In: Accounting
Variance Analysis Describe how there may be a variance interaction (trade-off) effect when a favourable Direct Labour Price variance is recorded at the same time as an unfavourable Direct Labour Quantity (Efficiency) variance. How might such variances occur and how should such variances be investigated?
Direct labor price variance is favorable when the actual rate per hour is lower than the standard rate per hour. Direct labor efficiency variance is unfavorable when the actual labor hours used for production is more than standard labor hours allowed for actual production. A Direct labor price variance has a relation with the direct labor efficiency variance.

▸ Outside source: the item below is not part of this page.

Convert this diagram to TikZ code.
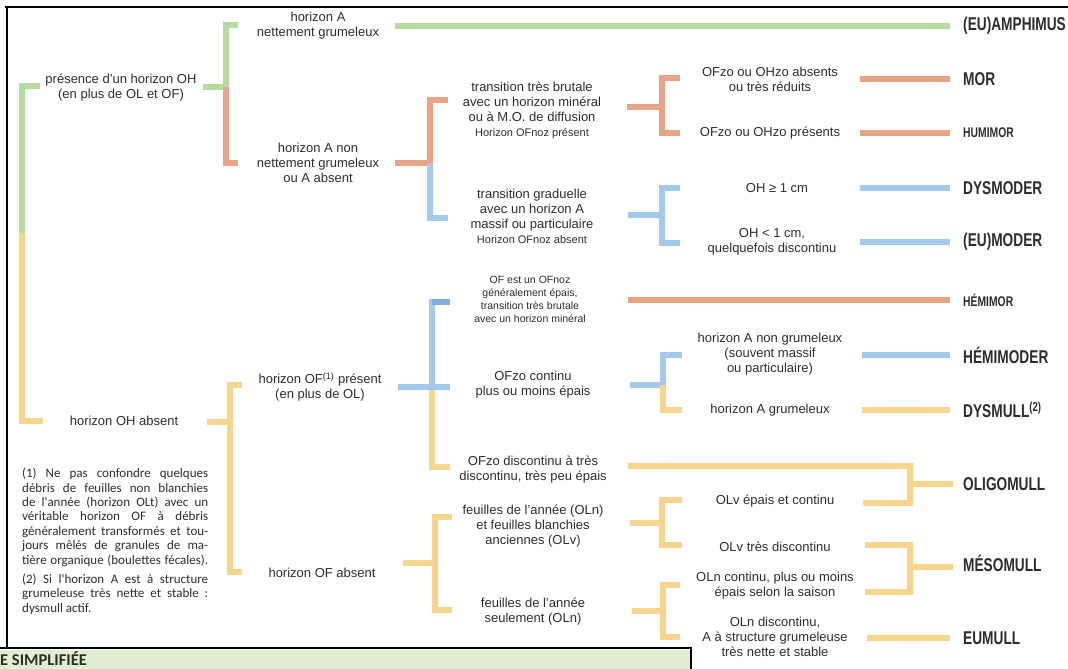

Direct labor can be procured at lower cost in the market in order to ensure the rate variance is favorable. But the labor may not possess the required skills to do the job and they may take more actual labor hours than standard hours allowed. This will lead to unfavorable labor efficiency variance. A firm needs to do a trade off between the low rate labor and the actual hours in production to ensure the overall variance is favorable to the firm and it does not lead to unfavorable variance and cause adverse impact on the results.
A firm should investigate why low cost labor was obtained with lower skills. The procurement of labor should be in line with the production requirements. Also the production training and techniques used by the labor should be investigated in order to understand the loss of efficiency factor in actual labor hours spent in the production.